There are proponents of developing this use to provide a major source of protein in human nutrition.[8]:10–13 Since it is impossible to entirely eliminate pest insects from the human food chain, insects are present in many foods, especially grains. Food safety laws in many countries do not prohibit insect parts in food, but rather limit the quantity. According to cultural materialist anthropologist Marvin Harris, the eating of insects is taboo in cultures that have other protein sources such as fish or livestock.

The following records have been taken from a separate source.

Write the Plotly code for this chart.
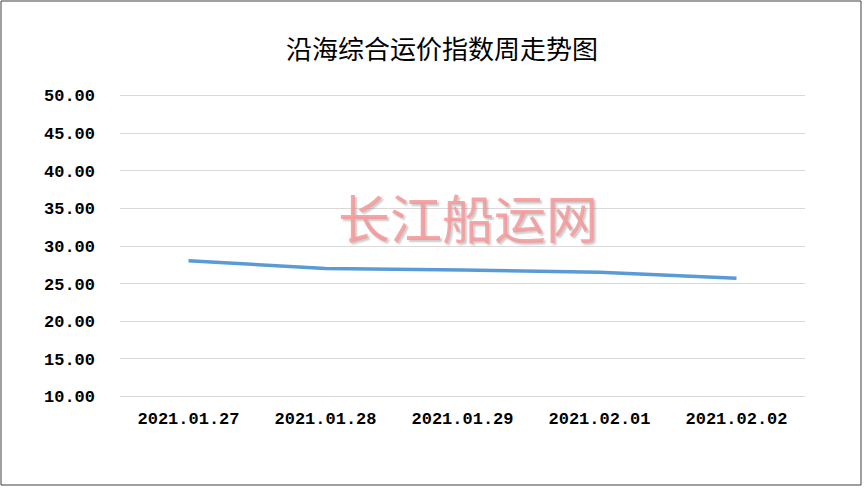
import plotly.graph_objects as go

categories = ["2021.01.27", "2021.01.28", "2021.01.29", "2021.02.01", "2021.02.02"]
values = [28.05, 27.0, 26.8, 26.5, 25.7]
y_ticks = [10, 15, 20, 25, 30, 35, 40, 45, 50]
y_tick_labels = ["%.2f" % v for v in y_ticks]

W, H = 864, 489
ml, mr, mt, mb = 120, 59, 94, 91
pw, ph = W - ml - mr, H - mt - mb

fig = go.Figure()
fig.add_trace(go.Scatter(
    x=categories, y=values, mode="lines",
    line=dict(color="#5b9bd5", width=3.5, shape="linear"),
    hoverinfo="x+y", showlegend=False,
))

tick_font = dict(family="Liberation Mono, DejaVu Sans Mono, monospace", size=17,
                 color="#000000", weight="bold")

fig.update_layout(
    width=W, height=H,
    margin=dict(l=ml, r=mr, t=mt, b=mb),
    paper_bgcolor="white", plot_bgcolor="white",
    title=dict(text="沿海综合运价指数周走势图", x=(442 - ml) / pw, xref="paper", xanchor="center",
               y=1 - 50 / H, yanchor="middle",
               font=dict(family="Noto Sans CJK SC", size=26, color="#000000")),
    xaxis=dict(type="category", showgrid=False, zeroline=False, showline=False,
               ticks="", tickfont=tick_font, range=[-0.5, 4.5], ticklabelstandoff=8),
    yaxis=dict(range=[9.8, 50.2], tickvals=y_ticks, ticktext=y_tick_labels,
               showgrid=True, gridcolor="#d9d9d9", gridwidth=1, zeroline=False,
               showline=False, ticks="", tickfont=tick_font, ticklabelstandoff=24),
)

# Outer chart border
fig.add_shape(type="rect", xref="paper", yref="paper",
              x0=(1 - ml) / pw, x1=(861 - ml) / pw,
              y0=-(485 - (mt + ph)) / ph, y1=(mt + ph - 1) / ph,
              line=dict(color="#404040", width=1), fillcolor="rgba(0,0,0,0)", layer="below")

# Watermark
wm_x = (468 - ml) / pw
wm_y = (mt + ph - 216) / ph
fig.add_annotation(text="长江船运网", xref="paper", yref="paper", x=wm_x, y=wm_y,
                   showarrow=False,
                   font=dict(family="Noto Sans CJK SC", size=52, color="rgba(245,150,150,0.85)",
                             shadow="2px 2px 2px rgba(120,120,120,0.45)"))

fig.write_html("out.html", config={"displayModeBar": False},
               post_script="document.body.style.margin='0';")
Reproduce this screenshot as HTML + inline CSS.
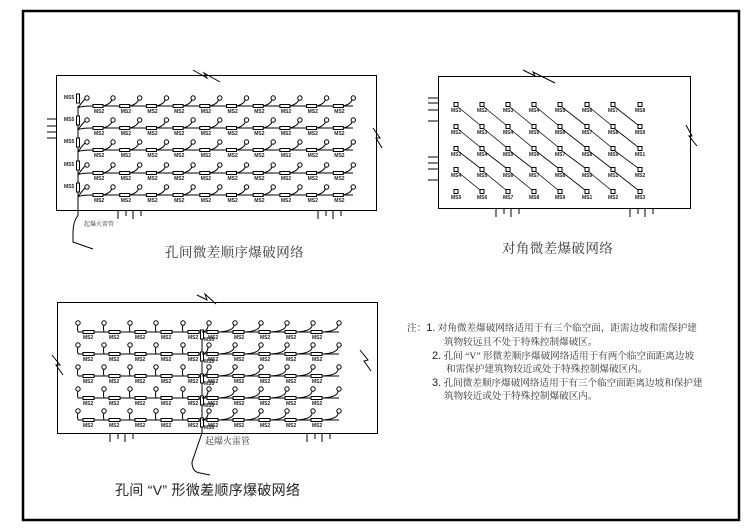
<!DOCTYPE html>
<html><head><meta charset="utf-8"><style>
html,body{margin:0;padding:0;background:#fff;width:749px;height:530px;overflow:hidden}
svg{display:block}
.t{font-family:"Liberation Sans","Noto Sans CJK SC",sans-serif;fill:#222}
.s{font-family:"Liberation Serif","Noto Serif CJK SC",serif;fill:#333}
</style></head><body>
<svg id="g" width="749" height="530" viewBox="0 0 749 530" xmlns="http://www.w3.org/2000/svg">
<rect x="23" y="11" width="716" height="509" fill="none" stroke="#000" stroke-width="2.5"/>
<g fill="none" stroke="#000" stroke-width="1">
<rect x="56.5" y="75.5" width="320" height="135"/>
<rect x="438.5" y="76.5" width="252" height="132"/>
<rect x="57.5" y="302.5" width="320" height="131"/>
</g>
<g id="d" fill="none" stroke="#000" stroke-width="1"></g>
<text class="s" x="165" y="257" font-size="13.5" letter-spacing="0.4">孔间微差顺序爆破网络</text>
<text class="s" x="502" y="253" font-size="13.5" letter-spacing="0.4">对角微差爆破网络</text>
<text class="t" x="115" y="495" font-size="14" letter-spacing="0.3">孔间 “V” 形微差顺序爆破网络</text>
<text class="s" x="84" y="226" font-size="6">起爆火雷管</text>
<text class="s" x="205" y="444" font-size="9">起爆火雷管</text>
<g class="s" font-size="9.6">
<text x="407" y="331">注：<tspan class="t" font-size="11">1.</tspan> 对角微差爆破网络适用于有三个临空面，距需边坡和需保护建</text>
<text x="444" y="345">筑物较远且不处于特殊控制爆破区。</text>
<text x="432" y="359"><tspan class="t" font-size="11">2.</tspan> 孔间 “V” 形微差顺序爆破网络适用于有两个临空面距离边坡</text>
<text x="446" y="372">和需保护建筑物较近或处于特殊控制爆破区内。</text>
<text x="432" y="386"><tspan class="t" font-size="11">3.</tspan> 孔间微差顺序爆破网络适用于有三个临空面距离边坡和保护建</text>
<text x="444" y="399">筑物较近或处于特殊控制爆破区内。</text>
</g>
</svg>
<script>
var d=document.getElementById('d'),NS='http://www.w3.org/2000/svg',svg=document.getElementById('g');
function el(t,a,p){var e=document.createElementNS(NS,t);for(var k in a)e.setAttribute(k,a[k]);(p||d).appendChild(e);return e}
function L(x1,y1,x2,y2,w){el('line',{x1:x1,y1:y1,x2:x2,y2:y2,'stroke-width':w||1})}
function P(s,w){el('path',{d:s,'stroke-width':w||1})}
function C(x,y){el('circle',{cx:x,cy:y,r:2.2,fill:'#fff'})}
function R(x,y,w,h){el('rect',{x:x,y:y,width:w,height:h,fill:'#fff'})}
function T(x,y,s,f){var e=el('text',{x:x,y:y,'font-size':f||5,'class':'t',stroke:'none','font-weight':'bold'},svg);e.textContent=s}
function brk(pts){P('M'+pts.join(' L'))}
brk(['193,70','207,78','204,73','220,82']);
brk(['373,128','380,138','376,138','382,148']);
brk(['523,70','535,76','533,72','555,83']);
brk(['686,125','692,136','689,136','697,146']);
brk(['197,295','207,300','205,294','216,304']);
brk(['52,355','60,365','56,365','63,375']);
brk(['360,350','368,360','364,361','371,371']);
[119,126,132,138].forEach(function(y){L(47,y,56,y)});
[98,103,110,121,157,163,169,180].forEach(function(y){L(428,y,438,y)});
function ticks(x0,y0){[0,8,15,23].forEach(function(o,i){L(x0+o,y0,x0+o,y0+(i%2?5:8))})}
ticks(118,211);ticks(318,211);ticks(496,209);ticks(630,209);ticks(110,434);ticks(307,434);
var rows1=[98,120,142,165,187];
L(78,106,78,210);
rows1.forEach(function(y,r){
 var ly=y+8;
 P('M78,'+(ly+2)+' Q80,'+ly+' 93,'+ly);
 L(93,ly,353,ly);
 R(76.5,ly-12,3,9);
 T(64,ly-13+6,'MS5');
 P('M78,'+(ly+2)+' Q81,'+(y+5)+' 85,'+(y+1));
 C(87,y);
 for(var i=0;i<10;i++){var x=93+i*26.7;R(x,ly-1.5,10,3);T(x+1,ly+7,'MS2');
  var cx=113+i*26.7; P('M'+(x+10)+','+ly+' Q'+(cx-2)+','+(ly-2)+' '+(cx-1)+','+(y+1));C(cx,y);}
});
P('M78,210 L78,215 Q73,222 73,232 L73,242 L93,249');
var cols=[456,482,508,534,560,587,613,640],rows2=[105,127,149,170,192];
for(var r=0;r<5;r++)for(var c=0;c<8;c++){var x=cols[c],y=rows2[r];
 if(r<4&&c<7)L(x+2,y+2,cols[c+1]-2,rows2[r+1]-2,0.8);
 el('rect',{x:x-2,y:y-2.5,width:4,height:4,fill:'#fff'});
 T(x-5,y+7,'MS'+((c+r)%9+1),5);}
var rows3=[323,345,367,389,411],lc=[78,104,130,156,183],rc=[209,235,261,287,313,339];
L(202,334,202,433);
rows3.forEach(function(y){var ly=y+9;
 L(78,ly,339,ly);
 R(200.5,ly-2,3,9);T(204,ly+9,'MS5');
 lc.forEach(function(x){P('M'+x+','+ly+' Q'+(x-1)+','+(y+5)+' '+x+','+(y+2));C(x,y);R(x+5,ly-1.5,11,3);T(x+5,ly+7,'MS2');});
 rc.forEach(function(x,i){if(i<5){R(x-2,ly-1.5,11,3);T(x-1,ly+7,'MS2')}P('M'+(x-(i?16:7))+','+ly+' Q'+(x-1)+','+(ly-1)+' '+(x-1)+','+(y+2));C(x,y);});
});
P('M202,433 L192,462 Q192,472 200,473 L210,475');
</script>
</body></html>
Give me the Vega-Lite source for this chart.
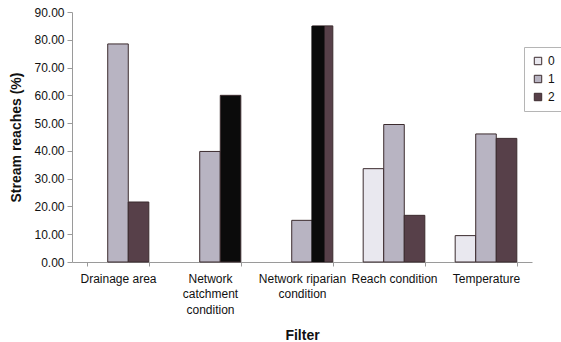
{
  "$schema": "https://vega.github.io/schema/vega-lite/v6.json",
  "width": 460,
  "height": 250,
  "autosize": "none",
  "padding": {"left": 72, "top": 12, "right": 29, "bottom": 80},
  "background": "white",
  "config": {
    "view": {"stroke": null},
    "font": "Liberation Sans",
    "axis": {
      "domainColor": "#9a9a9a",
      "tickColor": "#9a9a9a",
      "labelColor": "#111111",
      "titleColor": "#111111",
      "labelFontSize": 12,
      "titleFontSize": 14,
      "titleFontWeight": "bold",
      "grid": false
    }
  },
  "data": {
    "values": [
      {"Filter": "Drainage area", "Series": "1", "Value": 78.5},
      {"Filter": "Drainage area", "Series": "2", "Value": 21.6},
      {"Filter": "Network catchment condition", "Series": "1", "Value": 39.8},
      {"Filter": "Network catchment condition", "Series": "2", "Value": 60.0},
      {"Filter": "Network riparian condition", "Series": "1", "Value": 15.0},
      {"Filter": "Network riparian condition", "Series": "2", "Value": 85.0},
      {"Filter": "Reach condition", "Series": "0", "Value": 33.6},
      {"Filter": "Reach condition", "Series": "1", "Value": 49.5},
      {"Filter": "Reach condition", "Series": "2", "Value": 16.8},
      {"Filter": "Temperature", "Series": "0", "Value": 9.5},
      {"Filter": "Temperature", "Series": "1", "Value": 46.1},
      {"Filter": "Temperature", "Series": "2", "Value": 44.5}
    ]
  },
  "encoding": {
    "x": {
      "field": "Filter",
      "type": "nominal",
      "sort": ["Drainage area", "Network catchment condition", "Network riparian condition", "Reach condition", "Temperature"],
      "scale": {"paddingInner": 0.33, "paddingOuter": 0.165},
      "axis": {
        "title": "Filter",
        "titlePadding": 13,
        "labelAngle": 0,
        "labelPadding": 7,
        "labelLimit": 0,
        "labelOverlap": false,
        "labelLineHeight": 15.5,
        "tickBand": "extent",
        "tickSize": 4,
        "labelExpr": "datum.value == 'Network catchment condition' ? ['Network', 'catchment', 'condition'] : datum.value == 'Network riparian condition' ? ['Network riparian', 'condition'] : datum.value"
      }
    },
    "y": {
      "field": "Value",
      "type": "quantitative",
      "scale": {"domain": [0, 90], "nice": false},
      "axis": {
        "title": "Stream reaches (%)",
        "values": [0, 10, 20, 30, 40, 50, 60, 70, 80, 90],
        "format": ".2f",
        "tickSize": 5,
        "labelPadding": 3,
        "titlePadding": 10
      }
    }
  },
  "layer": [
    {
      "mark": {"type": "bar", "stroke": "#3b2b2e", "strokeWidth": 1},
      "encoding": {
        "xOffset": {"field": "Series", "type": "nominal", "sort": ["0", "1", "2"], "scale": {"paddingInner": 0, "paddingOuter": 0}},
        "color": {
          "field": "Series",
          "type": "nominal",
          "sort": ["0", "1", "2"],
          "scale": {"domain": ["0", "1", "2"], "range": ["#e9e8ef", "#b8b4c2", "#574049"]},
          "legend": {
            "title": null,
            "orient": "none",
            "legendX": 452,
            "legendY": 35,
            "symbolType": "square",
            "symbolSize": 55,
            "symbolStrokeColor": "#3b2b2e",
            "symbolStrokeWidth": 1,
            "labelFontSize": 12,
            "labelColor": "#111111",
            "strokeColor": "#b5b5b5",
            "fillColor": "white",
            "padding": 8,
            "rowPadding": 6,
            "labelOffset": 4
          },
          "condition": {"test": "datum.Series == '2' && datum.Filter == 'Network catchment condition'", "value": "#0b0b0b"}
        }
      }
    },
    {
      "transform": [{"filter": "datum.Series == '2' && datum.Filter == 'Network riparian condition'"}],
      "mark": {"type": "bar", "color": "#0b0b0b"},
      "encoding": {
        "xOffset": {
          "field": "Series",
          "type": "nominal",
          "scale": {"domain": ["0", "1", "2"], "paddingInner": 0, "paddingOuter": 0.87, "align": 0.633}
        }
      }
    }
  ],
  "resolve": {"scale": {"xOffset": "independent"}}
}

Insects are also used in medicine, for example fly larvae (maggots) were formerly used to treat wounds to prevent or stop gangrene, as they would only consume dead flesh. This treatment is finding modern usage in some hospitals. Adult insects, such as crickets, and insect larvae of various kinds are also commonly used as fishing bait.[85]
In culture
Scarab beetles held religious and cultural symbolism in Old Egypt, Greece and some shamanistic Old World cultures. The ancient Chinese regarded cicadas as symbols of rebirth or immortality. In Mesopotamian literature, the epic poem of Gilgamesh has allusions to Odonata which signify the impossibility of immortality. Amongst the Aborigines of Australia of the Arrarrente language groups, honey ants and witchety grubs served as personal clan totems. In the case of the 'San' bush-men of the Kalahari, it is the praying mantis which holds much cultural significance including creation and zen-like patience in waiting.